Let me tell you, as someone not far removed from secondary school, standing for the national anthem every morning, sleep deprived and irritable, did nothing to build my patriotism.
The jingoistic patriotism that can be distilled to a celebration of military conquests, national anthems, and a blind belief in national superiority is dangerous. It makes for a kind of nationalist narcissism. Think of a person who is excessively boastful: he or she projects high-self esteem, but in reality it is fragile. I suspect the same trend – a shrinking and increasingly marginalized white working class – is behind this insecure patriotism in Canada as in the United States.
Recently, the Premier of Saskatchewan asserted that his province “is the best province in the best country in the world.” I think this demonstrates how absurd these kinds of statements can be.
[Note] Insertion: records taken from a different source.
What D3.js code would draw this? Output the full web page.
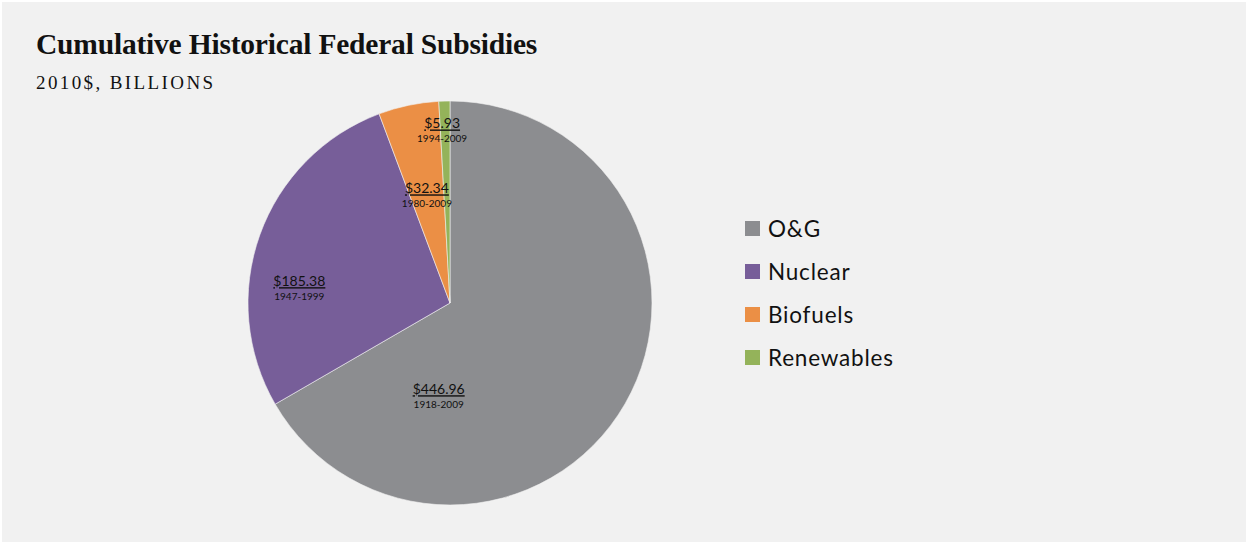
<!DOCTYPE html>
<html>
<head>
<meta charset="utf-8">
<script src="https://cdn.jsdelivr.net/npm/d3@7"></script>
<style>
  body { margin: 0; background: #fff; }
</style>
</head>
<body>
<div id="chart"></div>
<script>
// Chart data
const categories = ["O&G", "Nuclear", "Biofuels", "Renewables"];
const values = [446.96, 185.38, 32.34, 5.93];
const periods = ["1918-2009", "1947-1999", "1980-2009", "1994-2009"];
const colors = ["#8c8d90", "#775e99", "#eb8f45", "#94b35a"];

// label placement (angle in degrees clockwise from top, radius as fraction of pie radius)
const labelPlacement = [[187, 0.46], [276, 0.75], [348, 0.55], [357.4, 0.86]];

const width = 1248;
const height = 544;
const cx = 450, cy = 303, radius = 202;

const svg = d3.select("#chart").append("svg")
    .attr("width", width)
    .attr("height", height);

// panel background
svg.append("rect")
    .attr("x", 2).attr("y", 2)
    .attr("width", width - 4).attr("height", height - 4)
    .attr("fill", "#f1f1f1");

// Title
svg.append("text")
    .attr("x", 36).attr("y", 54)
    .style("font-family", "'Liberation Serif', serif")
    .style("font-weight", "bold")
    .style("font-size", "29.5px")
    .style("letter-spacing", "-0.2px")
    .attr("fill", "#111")
    .text("Cumulative Historical Federal Subsidies");

svg.append("text")
    .attr("x", 36).attr("y", 89)
    .style("font-family", "'Liberation Serif', serif")
    .style("font-size", "19px")
    .style("letter-spacing", "2.4px")
    .attr("fill", "#111")
    .text("2010$, BILLIONS");

// Pie
const pie = d3.pie().sort(null).value(d => d);
const arcs = pie(values);
const arc = d3.arc().innerRadius(0).outerRadius(radius);

const g = svg.append("g").attr("transform", `translate(${cx},${cy})`);

g.selectAll("path")
    .data(arcs)
    .enter()
    .append("path")
    .attr("d", arc)
    .attr("fill", (d, i) => colors[i])
    .attr("stroke", "#f1f1f1")
    .attr("stroke-width", 0.6);

// Data labels
const labelFont = "Lato, 'Open Sans', sans-serif";
const labels = g.selectAll("g.label")
    .data(arcs)
    .enter()
    .append("g")
    .attr("class", "label")
    .attr("transform", (d, i) => {
        const a = labelPlacement[i][0] * Math.PI / 180;
        const r = labelPlacement[i][1] * radius;
        return `translate(${r * Math.sin(a)},${-r * Math.cos(a)})`;
    });

labels.append("text")
    .attr("text-anchor", "middle")
    .attr("y", -1)
    .style("font-family", labelFont)
    .style("font-size", "14px")
    .style("text-decoration", "underline")
    .attr("fill", "#111")
    .text(d => "$" + d.value.toFixed(2));

labels.append("text")
    .attr("text-anchor", "middle")
    .attr("y", 13)
    .style("font-family", labelFont)
    .style("font-size", "10px")
    .attr("fill", "#111")
    .text((d, i) => periods[i]);

// Legend
const legend = svg.append("g")
    .attr("transform", "translate(745,221)");

const items = legend.selectAll("g")
    .data(categories)
    .enter()
    .append("g")
    .attr("transform", (d, i) => `translate(0,${i * 43})`);

items.append("rect")
    .attr("width", 15)
    .attr("height", 15)
    .attr("fill", (d, i) => colors[i]);

items.append("text")
    .attr("x", 23)
    .attr("y", 16)
    .style("font-family", labelFont)
    .style("font-size", "22.5px")
    .style("letter-spacing", "0.8px")
    .attr("fill", "#111")
    .text(d => d);
</script>
</body>
</html>
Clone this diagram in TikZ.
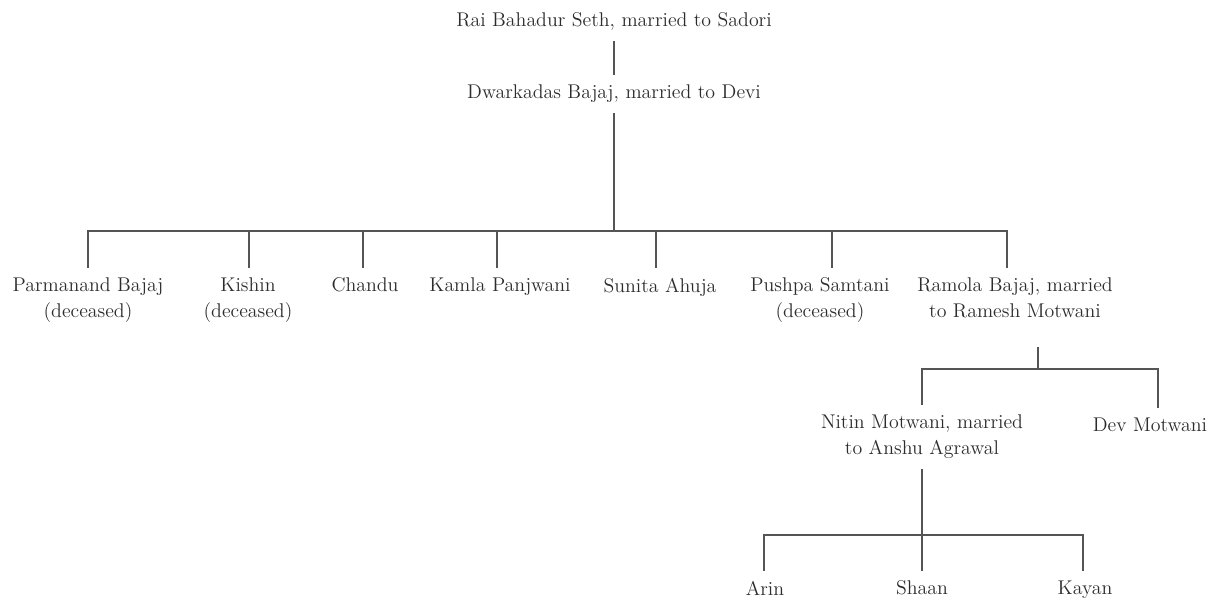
\documentclass[tikz,border=0pt]{standalone}
\usepackage{tikz}
\usepackage{xcolor}
\usetikzlibrary{positioning}
\usetikzlibrary{calc}
\usetikzlibrary{math}

\definecolor{inkgray}{HTML}{2C2C2C}
\definecolor{linegray}{HTML}{555555}

\begin{document}
\begin{tikzpicture}[x=0.02cm,y=-0.02cm,
    person/.style={anchor=north, align=center, text=inkgray, inner xsep=0pt,
      inner ysep=6pt, font=\fontsize{11.3}{14.8}\selectfont},
    link/.style={draw=linegray, line width=1.1pt, line cap=rect}]

  \tikzmath{
    \ytop   = 2;    % top of the first couple
    \ysec   = 74;   % top of the second couple
    \busa   = 231;  % bus line over the children
    \ykid   = 267;  % top of the children
    \busb   = 369;  % bus line over the grandchildren
    \ygrand = 404;  % top of the grandchildren
    \busc   = 535;  % bus line over the great-grandchildren
    \ygreat = 570;  % top of the great-grandchildren
  }

  \useasboundingbox (0,0) rectangle (1225,603);

  % first two generations
  \node[person] (rai) at (614, \ytop) {Rai Bahadur Seth, married to Sadori};
  \node[person] (dwarkadas) at (614, \ysec) {Dwarkadas Bajaj, married to Devi};
  \draw[link] (rai.south) -- (dwarkadas.north);

  % children of Dwarkadas
  \node[person] (parmanand) at (88, \ykid) {Parmanand Bajaj\\(deceased)};
  \node[person] (kishin) at (248, \ykid) {Kishin\\(deceased)};
  \node[person] (chandu) at (365, \ykid) {Chandu};
  \node[person] (kamla) at (500, \ykid) {Kamla Panjwani};
  \node[person] (sunita) at (660, \ykid) {Sunita Ahuja};
  \node[person] (pushpa) at (820, \ykid) {Pushpa Samtani\\(deceased)};
  \node[person] (ramola) at (1015, \ykid) {Ramola Bajaj, married\\to Ramesh Motwani};

  \foreach \name/\x in {parmanand/88, kishin/249, chandu/363, kamla/497,
                        sunita/656, pushpa/832, ramola/1007} {
    \coordinate (bus-\name) at (\x, \busa);
    \draw[link] (bus-\name) -- (bus-\name |- \name.north);
  }
  \draw[link] (bus-parmanand) -- (bus-ramola);
  \draw[link] (dwarkadas.south) -- (dwarkadas.south |- bus-parmanand);

  % children of Ramola
  \node[person] (nitin) at (922, \ygrand) {Nitin Motwani, married\\to Anshu Agrawal};
  \node[person] (dev) at (1150, {\ygrand+3}) {Dev Motwani};

  \coordinate (ramola-stem) at (1038, \busb);
  \coordinate (bus-nitin) at (922, \busb);
  \coordinate (bus-dev) at (1158, \busb);
  \draw[link, shorten <=11pt] (ramola.south -| ramola-stem) -- (ramola-stem);
  \draw[link] (bus-nitin) -- (bus-dev);
  \draw[link] (bus-nitin) -- (nitin.north);
  \draw[link] (bus-dev) -- (bus-dev |- dev.north);

  % children of Nitin
  \node[person] (arin) at (765, \ygreat) {Arin};
  \node[person] (shaan) at (922, \ygreat) {Shaan};
  \node[person] (kayan) at (1085, \ygreat) {Kayan};

  \coordinate (bus-arin) at (764, \busc);
  \coordinate (bus-kayan) at (1083, \busc);
  \draw[link] (nitin.south) -- (shaan.north);
  \draw[link] (bus-arin) -- (bus-kayan);
  \draw[link] (bus-arin) -- (bus-arin |- arin.north);
  \draw[link] (bus-kayan) -- (bus-kayan |- kayan.north);

\end{tikzpicture}
\end{document}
By what measure is Saskatchewan better than any other province? Maybe it is because all of the Premier’s friends and family can be found in Saskatchewan. It’s a good province, no question, but it’s not the best.
I consider myself a fan of Canada. I wouldn’t want to be a citizen anywhere else. We have achieved some remarkable things, not least of which are the sustained coexistence of French and English, our compassionate provision of social services, and the reasonably successful implementation of multiculturalism.
At the same time, I can recognize that we are terribly wasteful, the indigenous peoples have been treated horrifically, our social services can be improved, our economic performance could be better, and our actions on the global stage are not very important. None of this makes me unpatriotic.
Just as Saskatchewan is only a good province, Canada is only a good country. Canada is not the best country in the world any more than the US, France, or Iran. But I wouldn’t trade it for any other.